- Written by: Carol Mendelsohn
- Directed by: Bruce Pittman
- Starring: Alyssa Milano Cameron Bancroft
- Music by: Louis Natale
- Countries of origin: United States Canada
- Original language: English

Production
- Producer: Lynne Bespflug
- Cinematography: Michael Storey
- Editor: Ralph Brunjes
- Running time: 89 minutes

Original release
- Network: ABC
- Release: November 3, 1996

= To Brave Alaska =

To Brave Alaska is a 1996 American made-for-TV adventure film directed by Bruce Pittman. Based on a true story, the film stars Alyssa Milano and Cameron Bancroft as a young couple who attempt to survive in the rough Alaskan wilderness.

==Plot==
Set in 1979, the film focuses on a Seattleite couple, police officer and former park ranger Roger Lewis (Bancroft), and 22-year-old waitress Denise Harris (Milano). They are invited by businessman Wylie Bennett (Fraser) to Alaska to head out to the fictional wilderness of Surprise Bay and find a goldmine. If they are successful in retrieving gold, they are awarded 10% of the profit. Denise is hesitant to travel into the wilderness, though blindly follows her boyfriend, who regards the exploring as a great adventure. They are flown to the location, roughly 75 miles away from the nearest 'civilization', with just a dog and a radio with bad reception. There, they are set up in a cabin, where they spend their first couple of weeks. When they realize that their food supply is running out and that nobody is coming to help them, they become afraid. Roger considers shooting a deer, but Denise opposes such due to her vegetarianism.
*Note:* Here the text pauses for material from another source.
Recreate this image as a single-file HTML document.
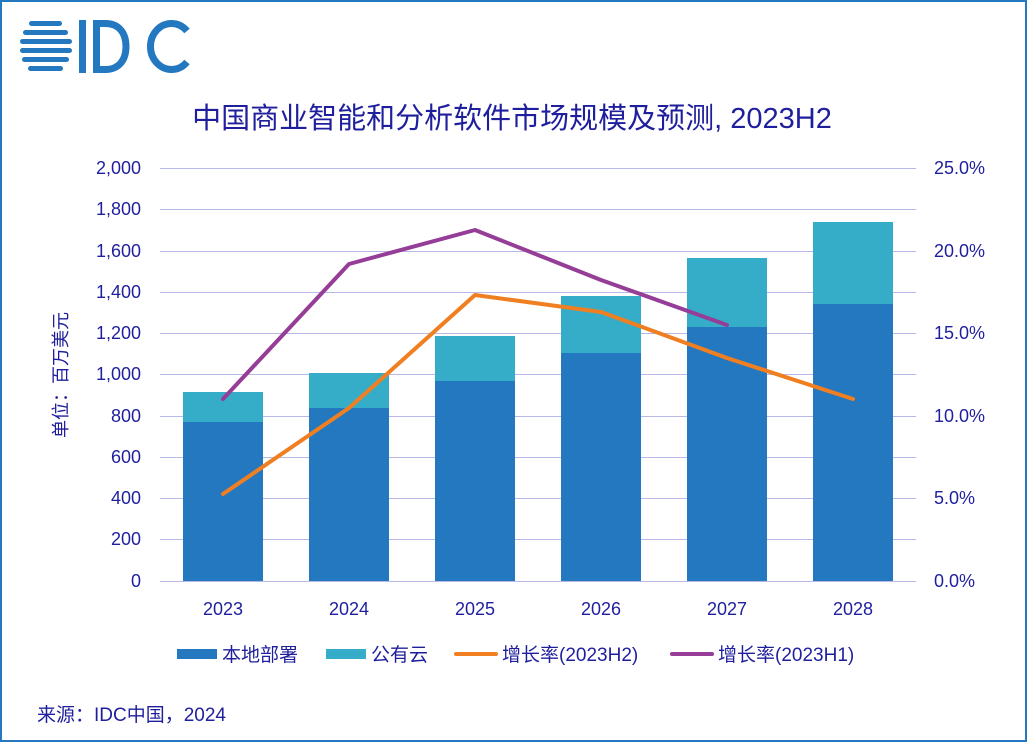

Even though sometime later they find their first gold, they realize that it will not buy them dinner in the wilderness. With winter coming, they decide that they must head back to civilization. They gather supplies and their gold and take the canoe, considering it is their only form of transportation. By day three, a storm throws Denise in the water and swamps the canoe. By day five, Bill DeCreeft (Rekert), the aviator who flew them to their Surprise Bay destination, finds out that nobody flew out to the couple for a food supply, and starts a search for them. Roger and Denise, meanwhile, have set out a camp near the river in hope of a boat sailing by. When they realize that they are all alone, they know that they have to travel inland, despite the dangers, and they are forced to turn their weaknesses into strengths in order to survive.

While Bill starts a major search, Roger and Denise have to face several obstacles. Denise loses their food supply when she struggles to cross a river; Roger gets mad at her for not having tied the food supply to the rope that she used. She tries to apologize, but he does not listen until he almost falls to his death shortly after. The temperature grows colder rapidly, and they not only have to worry about dying from starvation, but also from hypothermia. Furthermore, Denise almost dies when she breaks through ice and falls in freezing water. Somehow she makes it out, and, regarding it as a miracle, she grows determined to make it to civilization, despite the fact that Roger is now losing hope.

As days pass by without food, Denise suggests eating the dog. Roger refuses to kill Newman, explaining that he loves the dog too much. By day fourteen, Roger has contracted frostbite and is unable to talk. Roger wants to accept that they are dying and proposes to end their lives with their remaining bullets, but Denise refuses to give up. By day seventeen, they spot a helicopter led by DeCreeft that is looking for them, but the helicopter crew fails to notice them. Realizing that there is a search out for them, Denise convinces Roger to travel to open land and create a signal. By day nineteen, they are spotted and rescued by DeCreeft.

==Cast==
- Alyssa Milano as Denise Harris
- Cameron Bancroft as Roger Lewis
- Winston Rekert as Bill DeCreeft
- Paul Dignard as Budd Sills
- Barbara Tyson as Barbara DeCreeft
- Duncan Fraser as Wylie Bennett
- Philip Granger as Mike McCarthy

==Production==
Filming took place in British Columbia and Alberta, Canada. The cast and crew had to ride the snowmobile to the set for two miles every day. Milano commented in a 1997 interview: "We had our costumes padded with heat packs, but it got so cold that I would lay on the dog (Newman) to keep warm." Shooting completed on May 26, 1996.

==Reception==
The reviewer of Variety wrote that "other than the consistently vapid behavior of lead characters, Mendelsohn’s script does its job with occasional flashes of wit, and Bruce Pittman’s direction is on the money. And whenever the action flags, there are acres upon acres of handsome “Alaskan” scenery (shot in Alberta, Canada, in part by aerial cameraman Robert Mehnert), well illuminated by d.p. Michael Storey."

The reviewer of The New York Times was less enthusiastic, and wrote that Milano and Bancroft gave worse performances than the film's dog.

==Home media==
The film was released on DVD first in Asia. A region 1 release was followed on January 17, 2006.